Starting May 10, the Washington Post’s “Comic Riffs” will begin what the blog’s author Michael Cavna calls “a better way” to aid aspiring cartoonists.

Sharpen your pencils, sharpen your comic minds — and check back here in this space come Monday, May 10.

UPDATE: I asked Mr. Cavna if he could elaborate at all on the nature of the “cartoon project”. What he could say on record:

“Formally, it will be a project over several months to promote aspiring comic strip cartoonists. Informally, we’ll see what grows out of this project. Comic Riffs is always open to new ideas.”

UPDATE: Apologies to Kelly who submitted this story. I didn’t realize comments were turned off. Please discuss.

13 thoughts on “Washington Post to host “cartoon project” (UPDATED)

  1. I mentioned on the WP post that I am concerned about their wording on copyright in the rules.

    “The work performed or produced by the Challenge Participant for the Challenge portion of the Contest (collectively, “Challenge Submissions”) shall be work made for hire and that, in the event that the work is deemed not a work for hire, Challenge Participant agrees to assign to Sponsor all right, title and interest in all Challenge Submissions performed or produced by Challenge Participant including all copyrights, and exclusive worldwide rights to reproduce, distribute, modify, and create derivative works for all media or forms now known or unknown, including (without limitation) distribution through the Washington Post Writers Group. All documents, magnetically or optically encoded media, and other tangible materials created by Challenge Participant for the Challenge portion of the Contest will be owned by Sponsor. This subparagraph (i) shall be referred to as the “Ownership Provision”.”

  2. @ Bearman: Concerning, indeed. I haven’t read the rules yet, and that, to me, seems like a non-starter for anyone who’s even somewhat serious about their work.

  3. Looks like Michael is going to check with the lawyers about some of the language in it.

    “As a cartoonist who’s signed more than one syndicate contract over rights to my creations, I’ve asked The Post to review this clause again for clarity.”

  4. I read through all the rules today and that was a HUGE concern for me as well. It looks like it only applies to the challenge portion of the contest which means that the original 6 strips or panels that you submit are not subject to this. Based on the way the rules read the challenge portion looks like you will be asked to create some original work that may or may not include any current features that you are working on.

    I’d be interested in seeing the clarification from The Post on this.

  5. I was recently asked to judge a new cartoon contest. The rules contained the same language about transferring copyright in toto to the organization sponsoring the contest.

    It got changed–after a lot of argument–but this is clearly something of a trend: Lawyers Gone Wild.

    Certainly contest organizers need the right to reproduce winning entries, but the right to reprint is sufficient for that. Six decades after Milt Caniff waged the battle against his syndicate, it is standard for cartoonists to retain copyright in their work.

  6. Thanks again, Bearman Cartoons, for pointing to the clauses that most concerned you.

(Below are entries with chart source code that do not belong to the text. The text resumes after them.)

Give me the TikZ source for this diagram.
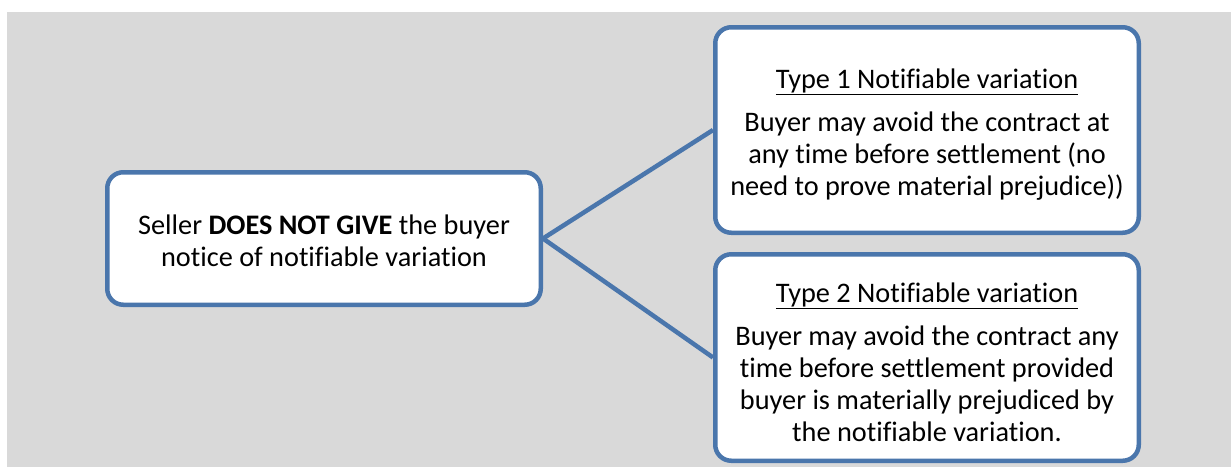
\documentclass[tikz,border=0pt]{standalone}
\usepackage{fontspec}
\setmainfont[Ligatures=NoCommon]{Carlito}
\definecolor{panelgrey}{HTML}{D9D9D9}
\definecolor{edgeblue}{HTML}{4A76AC}
\tikzset{
  card/.style={draw=edgeblue, line width=4.5pt, fill=white, rounded corners=16pt,
    inner sep=0pt},
  cardtext/.style={align=center, inner sep=0pt, font=\fontsize{28.3}{32}\selectfont},
  link/.style={draw=edgeblue, line width=4.5pt},
}
\begin{document}
\begin{tikzpicture}[x=1pt, y=-1pt]
  \useasboundingbox (0,0) rectangle (1231,467);
  \fill[white] (0,0) rectangle (1231,467);
  \fill[panelgrey] (7,12) rectangle (1231,467);

  % left box: the seller's position
  \node[card, minimum width=433.5pt, minimum height=132.5pt] (src) at (324,238.5) {};
  \node[cardtext, yshift=-2pt] (srctext) at (src.center)
    {Seller \textbf{DOES NOT GIVE} the buyer\\notice of notifiable variation};

  % right boxes: the two kinds of variation
  \node[card, minimum width=423.5pt, minimum height=205.5pt] (t1) at (927,130) {};
  \node[cardtext, yshift=-4.5pt] (t1text) at (t1.center)
    {\underline{Type 1 Notifiable variation}\\[11pt]
     Buyer may avoid the contract at\\any time before settlement (no\\need to prove material prejudice))};
  \node[card, minimum width=423.5pt, minimum height=206.5pt] (t2) at (927,357.5) {};
  \node[cardtext, yshift=-4.5pt] (t2text) at (t2.center)
    {\underline{Type 2 Notifiable variation}\\[11pt]
     Buyer may avoid the contract any\\time before settlement provided\\buyer is materially prejudiced by\\the notifiable variation.};

  % connectors
  \draw[link] (src.east) -- (t1.west);
  \draw[link] (src.east) -- (t2.west);
\end{tikzpicture}
\end{document}
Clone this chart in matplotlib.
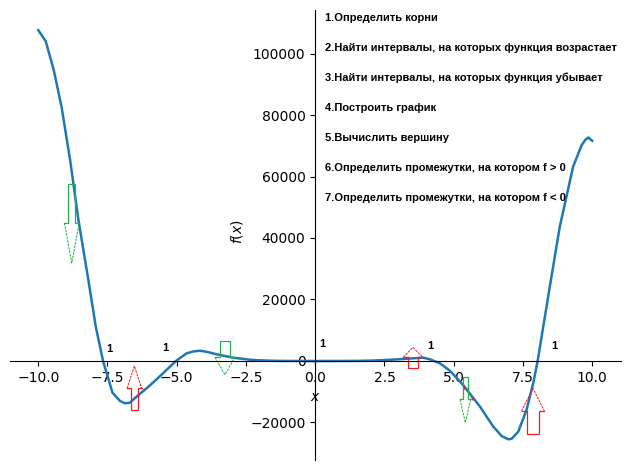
import matplotlib
matplotlib.use("Agg")
import matplotlib.pyplot as plt

# curve values
x_vals = [-10, -9.73, -9.44, -9.16, -8.85, -8.55, -8.19, -7.92, -7.66, -7.32, -7.05, -6.87, -6.7,
          -6.45, -6.0, -5.6, -5.03, -4.64, -4.4, -4.16, -3.9, -3.56, -2.96, -2.36, -2.1, -1.5, -1, 0,
          1, 1.5, 2, 2.5, 3, 3.5, 3.9, 4.14, 4.5, 4.86, 5.34, 5.95, 6.43, 6.73, 6.97, 7.09, 7.33,
          7.63, 7.87, 8.03, 8.47, 8.83, 9.07, 9.31, 9.62, 9.75, 9.86, 10]
y_vals = [107600, 104000, 94600, 82700, 65400, 45900, 26300, 11000, 0, -10300, -13000, -13750, -13600,
          -11600, -8200, -4900, 0, 2500, 3100, 3350, 2950, 2180, 1070, 420, 250, 60, 10, 0,
          10, 40, 120, 300, 550, 850, 1070, 550, -750, -3150, -7800, -14860, -21350, -24400, -25470, -25300, -23000,
          -15900, -7250, 0, 24200, 43700, 53400, 63200, 70200, 71900, 72700, 71600]

# hand drawn arrows: centre x, tail y, head base y, tip y, half widths of shaft and head
green_arrows = [(-8.79, 57560, 44880, 31870, 0.127, 0.265),
                (-3.26, 6400, 1200, -4450, 0.17, 0.36),
                (5.42, -5300, -12450, -20060, 0.097, 0.193)]
red_arrows = [(-6.53, -16030, -8880, -1630, 0.134, 0.26),
              (3.53, -2180, 1200, 4450, 0.17, 0.35),
              (7.86, -23840, -16260, -8880, 0.206, 0.41)]

# bits of an older red arrow still visible next to the green one
red_bits_x = [(5.36, 5.40), (5.65, 5.69)]
red_bits_y = [(-8130, -9200), (-11800, -12700)]

# the small "1" labels on the plot
one_x = [-7.42, -5.43, 0.27, 4.15, 8.62]
one_y = [3900, 4230, 5530, 4880, 4880]

tasks = ["1.Определить корни",
         "2.Найти интервалы, на которых функция возрастает",
         "3.Найти интервалы, на которых функция убывает",
         "4.Построить график",
         "5.Вычислить вершину",
         "6.Определить промежутки, на котором f > 0",
         "7.Определить промежутки, на котором f < 0"]
task_rows = [18, 48, 78, 108, 138, 168, 198]

fig = plt.figure(figsize=(6.3, 4.7), dpi=100)
ax = fig.add_axes([10 / 630, 10 / 470, 611 / 630, 450 / 470])

ax.plot(x_vals, y_vals, color="C0", linewidth=1.8)
ax.set_xlim(-11.02, 11.04)
ax.set_ylim(-32200, 114150)

ax.spines["left"].set_position("zero")
ax.spines["bottom"].set_position("zero")
ax.spines["top"].set_visible(False)
ax.spines["right"].set_visible(False)

ax.set_xticks([-10, -7.5, -5, -2.5, 0, 2.5, 5, 7.5, 10])
ax.set_yticks([-20000, 0, 20000, 40000, 60000, 80000, 100000])
ax.set_xlabel("$x$", va="center")
ax.set_ylabel("$f(x)$", va="center")
ax.xaxis.set_label_coords(0.5, 0.14)
ax.yaxis.set_label_coords(0.3715, 0.507)


def draw_arrow(arrow, color):
    cx, tail, base, tip, shaft, head = arrow
    # shaft and head base are solid, the slanted head edges look dotted in the original
    xs = [cx - head, cx - shaft, cx - shaft, cx + shaft, cx + shaft, cx + head]
    ys = [base, base, tail, tail, base, base]
    ax.plot(xs, ys, color=color, linewidth=0.9, snap=True, solid_joinstyle="miter")
    ax.plot([cx - head, cx, cx + head], [base, tip, base], color=color, linewidth=0.72,
            linestyle=(0, (2.5, 1)))


for arrow in green_arrows:
    draw_arrow(arrow, "#22b14c")
for arrow in red_arrows:
    draw_arrow(arrow, "#ed1c24")
for bx, by in zip(red_bits_x, red_bits_y):
    ax.plot(bx, by, color="#ed1c24", linewidth=0.8)

for x, y in zip(one_x, one_y):
    ax.text(x, y, "1", fontsize=8, fontweight="bold", ha="center", va="center",
            family="Liberation Sans")

for row, task in zip(task_rows, tasks):
    fig.text(325 / 630, 1 - row / 470, task, fontsize=8, fontweight="bold", va="center",
             family="Liberation Sans")

plt.savefig("out.png", dpi=100)
plt.close()
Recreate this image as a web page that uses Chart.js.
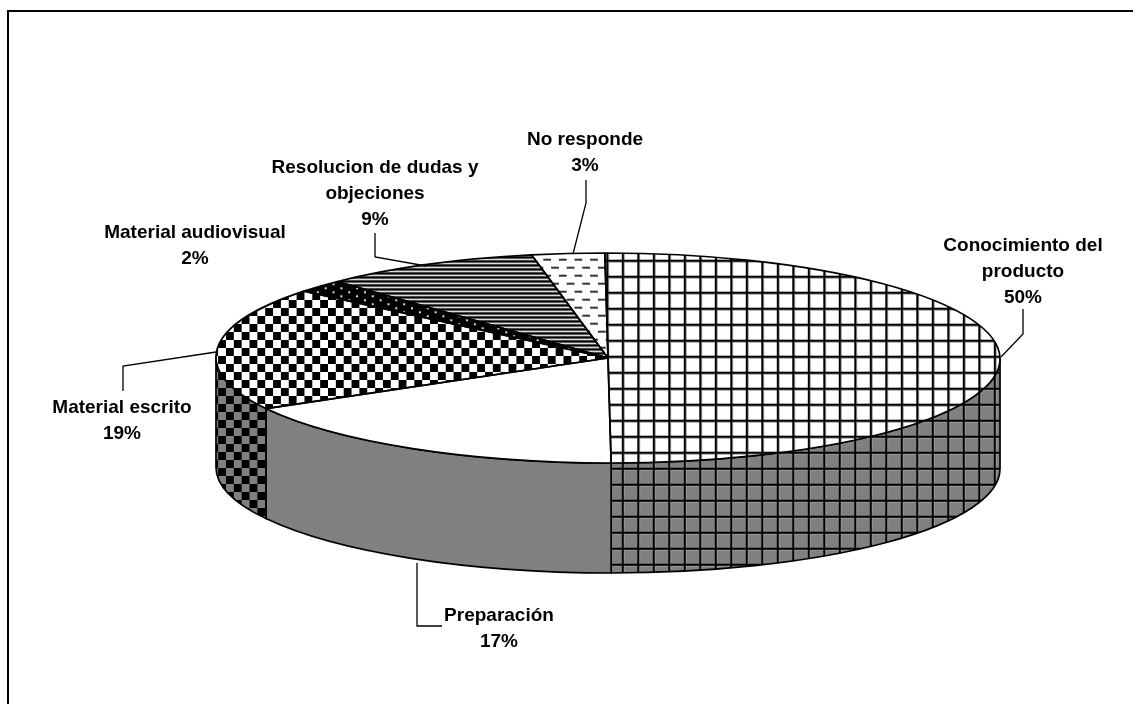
<!DOCTYPE html>
<html>
<head>
<meta charset="utf-8">
<title>Pastel</title>
<script src="https://cdn.jsdelivr.net/npm/chart.js"></script>
<style>
    html, body { margin: 0; padding: 0; background: #fff; }
    canvas { display: block; }
</style>
</head>
<body>
<canvas id="pieChart" width="1133" height="704"></canvas>
<script>
//#region Chart Data
const categories = [
    "Conocimiento del producto",
    "Preparación",
    "Material escrito",
    "Material audiovisual",
    "Resolucion de dudas y objeciones",
    "No responde"
];
const values = [50, 17, 19, 2, 9, 3];
const labelLines = [
    ["Conocimiento del", "producto"],
    ["Preparación"],
    ["Material escrito"],
    ["Material audiovisual"],
    ["Resolucion de dudas y", "objeciones"],
    ["No responde"]
];
const fillNames = ["grid", "plain", "checker", "dots", "stripes", "dashes"];
//#endregion

//#region Layout
const radiusX = 392;
const radiusY = 105;
const depth = 110;
const shear = 0.03;
const squash = radiusY / radiusX;
const labelLineHeight = 26;
const labelAnchors = [
    { x: 1023, y: 246 },
    { x: 499, y: 616 },
    { x: 122, y: 408 },
    { x: 195, y: 233 },
    { x: 375, y: 168 },
    { x: 585, y: 140 }
];
const leaderLines = [
    [[1023, 309], [1023, 334], [1001, 357]],
    [[417, 563], [417, 626], [442, 626]],
    [[123, 391], [123, 366], [216, 352]],
    [],
    [[375, 233], [375, 257], [426, 266]],
    [[586, 180], [586, 203], [573, 254]]
];
//#endregion

//#region Fill Patterns
const patternPainters = {
    grid(c) {
        c.fillStyle = "#999";
        c.fillRect(2, 0, 1, 16);
        c.fillRect(0, 2, 16, 1);
        c.fillStyle = "#000";
        c.fillRect(0, 0, 2, 16);
        c.fillRect(0, 0, 16, 2);
    },
    checker(c) {
        c.fillStyle = "#000";
        c.fillRect(0, 0, 8, 8);
        c.fillRect(8, 8, 8, 8);
    },
    dots(c) {
        c.fillStyle = "#000";
        c.fillRect(0, 0, 16, 8);
        c.fillStyle = "#e0e0e0";
        c.fillRect(2, 1, 2, 2);
        c.fillRect(10, 5, 2, 2);
    },
    stripes(c) {
        c.fillStyle = "#000";
        c.fillRect(0, 0, 16, 2);
        c.fillRect(0, 4, 16, 2);
        c.fillStyle = "#888";
        c.fillRect(0, 2, 16, 1);
        c.fillRect(0, 6, 16, 1);
    },
    dashes(c) {
        c.fillStyle = "#333";
        c.fillRect(0, 3, 8, 2);
        c.fillRect(8, 11, 8, 2);
    }
};

// tile scale and offset on the page
const patternPlacement = {
    grid: { size: [16, 16], scale: [15.5, 16], offset: [1.8, 3.7] },
    checker: { size: [16, 16], scale: [15.7, 16], offset: [14, 4] },
    dots: { size: [16, 8], scale: [15.7, 8], offset: [0.9, 2.3] },
    stripes: { size: [16, 8], scale: [16, 8], offset: [0, 0.3] },
    dashes: { size: [16, 16], scale: [15.6, 16], offset: [5.1, 7.7] }
};

function MakePattern(ctx, name, background) {
    const place = patternPlacement[name];
    const tile = document.createElement("canvas");
    tile.width = place.size[0];
    tile.height = place.size[1];
    const c = tile.getContext("2d");
    c.fillStyle = background;
    c.fillRect(0, 0, tile.width, tile.height);
    patternPainters[name](c);
    const pattern = ctx.createPattern(tile, "repeat");
    pattern.base = new DOMMatrix()
        .translate(place.offset[0], place.offset[1])
        .scale(place.scale[0] / place.size[0], place.scale[1] / place.size[1]);
    pattern.setTransform(pattern.base);
    return pattern;
}
//#endregion

//#region Tilt Helpers
function ApplyTilt(ctx, arc, drop) {
    ctx.translate(arc.x, arc.y + drop);
    ctx.transform(1, 0, shear * squash, squash, 0, 0);
    ctx.translate(-arc.x, -arc.y);
}

function WedgePath(ctx, arc) {
    ctx.save();
    ApplyTilt(ctx, arc, 0);
    ctx.beginPath();
    ctx.moveTo(arc.x, arc.y);
    ctx.arc(arc.x, arc.y, arc.outerRadius, arc.startAngle, arc.endAngle);
    ctx.closePath();
    ctx.restore();
}

function WallPath(ctx, arc, from, to) {
    ctx.beginPath();
    ctx.save();
    ApplyTilt(ctx, arc, 0);
    ctx.arc(arc.x, arc.y, arc.outerRadius, from, to);
    ctx.restore();
    ctx.save();
    ApplyTilt(ctx, arc, depth);
    ctx.arc(arc.x, arc.y, arc.outerRadius, to, from, true);
    ctx.restore();
    ctx.closePath();
}
//#endregion

//#region Pie Plugin
const tiltedPiePlugin = {
    id: "tiltedPie",
    beforeDraw(chart) {
        const ctx = chart.ctx;
        ctx.save();
        ctx.strokeStyle = "#000";
        ctx.lineWidth = 2;
        ctx.beginPath();
        ctx.moveTo(8, 704);
        ctx.lineTo(8, 11);
        ctx.lineTo(1133, 11);
        ctx.stroke();
        ctx.restore();
    },
    beforeDatasetsDraw(chart) {
        const ctx = chart.ctx;
        const arcs = chart.getDatasetMeta(0).data;

        // rim of the disc: only the part facing the viewer
        const rimStart = Math.atan(shear * radiusY / radiusX);
        const rimEnd = rimStart + Math.PI;
        ctx.save();
        ctx.strokeStyle = "#000";
        ctx.lineWidth = 1.7;
        ctx.lineJoin = "round";
        arcs.forEach((arc, i) => {
            const from = Math.max(arc.startAngle, rimStart);
            const to = Math.min(arc.endAngle, rimEnd);
            if (to <= from) return;
            WallPath(ctx, arc, from, to);
            ctx.fillStyle = chart.wallFills[i];
            ctx.fill();
            ctx.stroke();
        });
        ctx.restore();

        // library draws the slices inside this transform
        ctx.save();
        ApplyTilt(ctx, arcs[0], 0);
        const inverse = ctx.getTransform().inverse();
        chart.topFills.forEach((fill) => {
            if (fill.base) fill.setTransform(inverse.multiply(fill.base));
        });
    },
    afterDatasetsDraw(chart) {
        const ctx = chart.ctx;
        ctx.restore();

        const arcs = chart.getDatasetMeta(0).data;
        ctx.save();
        ctx.strokeStyle = "#000";
        ctx.lineWidth = 1.7;
        ctx.lineJoin = "round";
        arcs.forEach((arc) => {
            WedgePath(ctx, arc);
            ctx.stroke();
        });
        ctx.restore();
    },
    afterDraw(chart) {
        const ctx = chart.ctx;
        ctx.save();

        ctx.strokeStyle = "#000";
        ctx.lineWidth = 1.3;
        leaderLines.forEach((points) => {
            if (!points.length) return;
            ctx.beginPath();
            points.forEach((p, i) => {
                if (i === 0) ctx.moveTo(p[0], p[1]);
                else ctx.lineTo(p[0], p[1]);
            });
            ctx.stroke();
        });

        ctx.fillStyle = "#000";
        ctx.font = "bold 19px 'Liberation Sans', Arial, sans-serif";
        ctx.textAlign = "center";
        ctx.textBaseline = "middle";
        labelLines.forEach((lines, i) => {
            const anchor = labelAnchors[i];
            lines.concat(values[i] + "%").forEach((text, row) => {
                ctx.fillText(text, anchor.x, anchor.y + row * labelLineHeight);
            });
        });
        ctx.restore();
    }
};
//#endregion

//#region Load Pie Chart
function LoadPieChart() {
    const element = document.querySelector("#pieChart");
    const ctx = element.getContext("2d");

    const topFills = fillNames.map((name) =>
        name === "plain" ? "#ffffff" : MakePattern(ctx, name, "#ffffff"));
    const wallFills = fillNames.map((name) =>
        name === "plain" ? "#808080" : MakePattern(ctx, name, "#808080"));

    const chart = new Chart(element, {
        type: "pie",
        data: {
            labels: categories,
            datasets: [{
                data: values,
                backgroundColor: topFills,
                borderWidth: 0,
                radius: radiusX,
                clip: false
            }]
        },
        options: {
            responsive: false,
            animation: false,
            events: [],
            layout: {
                padding: { left: 83, top: 12, right: 0, bottom: 0 }
            },
            plugins: {
                legend: { display: false },
                tooltip: { enabled: false }
            }
        },
        plugins: [{
            id: "fillStore",
            beforeInit(c) {
                c.topFills = topFills;
                c.wallFills = wallFills;
            }
        }, tiltedPiePlugin]
    });
    return chart;
}
//#endregion

//#region On Document Load
window.addEventListener("DOMContentLoaded", () => {
    LoadPieChart();
});
//#endregion
</script>
</body>
</html>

They need revision.

    I met with the contest’s producers and Post legal yesterday and I have proposed new wording so that, among other things, the Entrant/Creator does NOT forfeit rights to his/her work. Revisions are absolutely TK in the days ahead.

    My cartoon creations have always been like my children; there’s a big difference between letting my “kid” go on an audition with hopes of landing a national commercial VS. signing away my firstborn. (And feel free to run with that metaphor however you see fit — it’s a fertile one, to be sure.)

    I’ll definitely keep folks apprised.


  7. Thanks to Michael C. for keeping on through three straight days of rules-revision meetings. For those of us who like to draw cartoons, we know that kind of serious engagement must have seemed like twelve days. With those changes, I am happy to jump into this too. Thanks again.